Alberto Mussa é também um dos que se sai melhor em “Um homem célebre”. O princípio de composição, de se fazer passar por um pesquisador que descobre uns papéis numa biblioteca e com isso prova que a história de “Dom Casmurro” é verdadeira (mas que também apresenta uma perspectiva inovadora) é interessante e bem articulado. Nesse livro, no entanto, o conto ou romance original não está presente e resta ao leitor recorrer, quando julgar o caso, ao original machadiano. Outro que consegue uma abordagem literária eficiente é Cristovão Tezza, que recria um episódio de “Quincas Borba”. Mas alguns se saem bem mal na tarefa, caso do conto Vigília, de Carola Saavedra, baseado em Uns braços. O que em Machado é sugestão e rapidez, em Carola se arrasta e entendia, a pretexto de se tornar, por assim dizer, poético. A missa negra que Lourenço Mutarelli produz a partir de Memórias póstumas é estranha, não exatamente fora dos eixos, mas incômoda.

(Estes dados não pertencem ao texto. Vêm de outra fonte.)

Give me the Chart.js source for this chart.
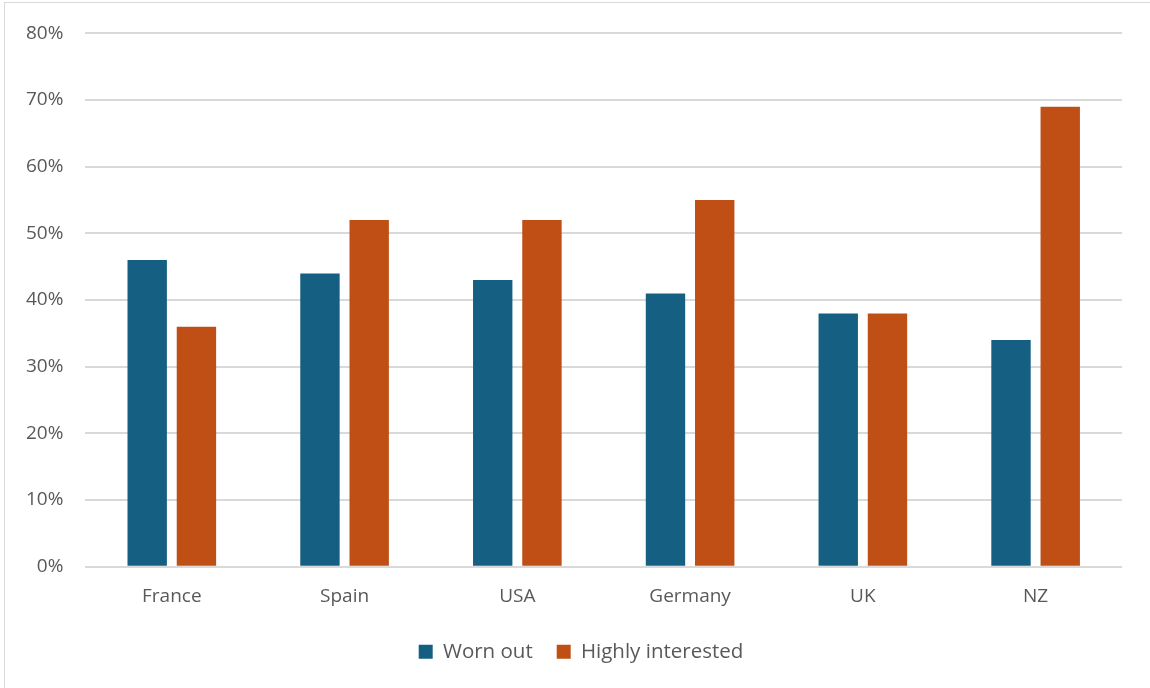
<!DOCTYPE html>
<html>
<head>
<meta charset="utf-8">
<script src="https://cdn.jsdelivr.net/npm/chart.js@4"></script>
<style>
  html, body { margin: 0; padding: 0; background: #fff; overflow: hidden; }
  #frame {
    position: absolute; left: 4px; top: 2px; width: 1146px; height: 686px;
    border-left: 1px solid #d9d9d9; border-top: 1px solid #d9d9d9;
  }
  #wrap { position: absolute; left: 0; top: 0; width: 1150px; height: 688px; }
</style>
</head>
<body>
<div id="frame"></div>
<div id="wrap"><canvas id="chart"></canvas></div>
<script>
const countries = ['France', 'Spain', 'USA', 'Germany', 'UK', 'NZ'];
const wornOut = [46, 44, 43, 41, 38, 34];
const highlyInterested = [36, 52, 52, 55, 38, 69];
const yTicks = [0, 10, 20, 30, 40, 50, 60, 70, 80];

const textColor = '#595959';
const gridColor = '#d9d9d9';
const fontFamily = '"Open Sans", Lato, sans-serif';

// legend is centred on the whole canvas; nudge it right like the original
const legendShift = {
	id: 'legendShift',
	afterLayout(chart) {
		chart.legend.left += 18;
		chart.legend.right += 18;
	}
};

new Chart(document.getElementById('chart'), {
	type: 'bar',
	data: {
		labels: countries,
		datasets: [{
			label: 'Worn out',
			data: wornOut,
			backgroundColor: '#156082',
			categoryPercentage: 0.57,
			barPercentage: 0.8
		}, {
			label: 'Highly interested',
			data: highlyInterested,
			backgroundColor: '#C04F15',
			categoryPercentage: 0.57,
			barPercentage: 0.8
		}]
	},
	options: {
		responsive: true,
		maintainAspectRatio: false,
		animation: false,
		layout: {
			padding: { left: 4, right: 28, top: 20, bottom: 16 }
		},
		plugins: {
			tooltip: { enabled: false },
			legend: {
				position: 'bottom',
				labels: {
					color: textColor,
					font: { family: fontFamily, size: 20.5 },
					boxWidth: 14,
					boxHeight: 14,
					padding: 24
				}
			}
		},
		scales: {
			x: {
				grid: { display: false },
				border: { display: false },
				ticks: {
					color: textColor,
					font: { family: fontFamily, size: 19 },
					padding: 10
				}
			},
			y: {
				min: 0,
				max: 80,
				afterBuildTicks(axis) {
					axis.ticks = yTicks.map(v => ({ value: v }));
				},
				grid: { color: gridColor, lineWidth: 2, drawTicks: false },
				border: { display: false },
				ticks: {
					color: textColor,
					font: { family: fontFamily, size: 19 },
					padding: 22,
					callback: v => v + '%'
				}
			}
		}
	},
	plugins: [legendShift]
});
</script>
</body>
</html>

Isso, para não dizer coisa mais terrível na escala mais ampla. Por exemplo, que continua a faltar escritor nacional que enfrente a dimensão de Machado e o supere na briga literária, chacoalhando de vez o cânone. Se (enquanto) isso não for possível, corre-se o risco de se continuar a repisar o gênio machadiano e ver a literatura mais e mais escorrer pelo ralo da indiferença de leitores. Escritores brasileiros precisam parar de ser aprendizes de bruxo e começar as grandes mágicas.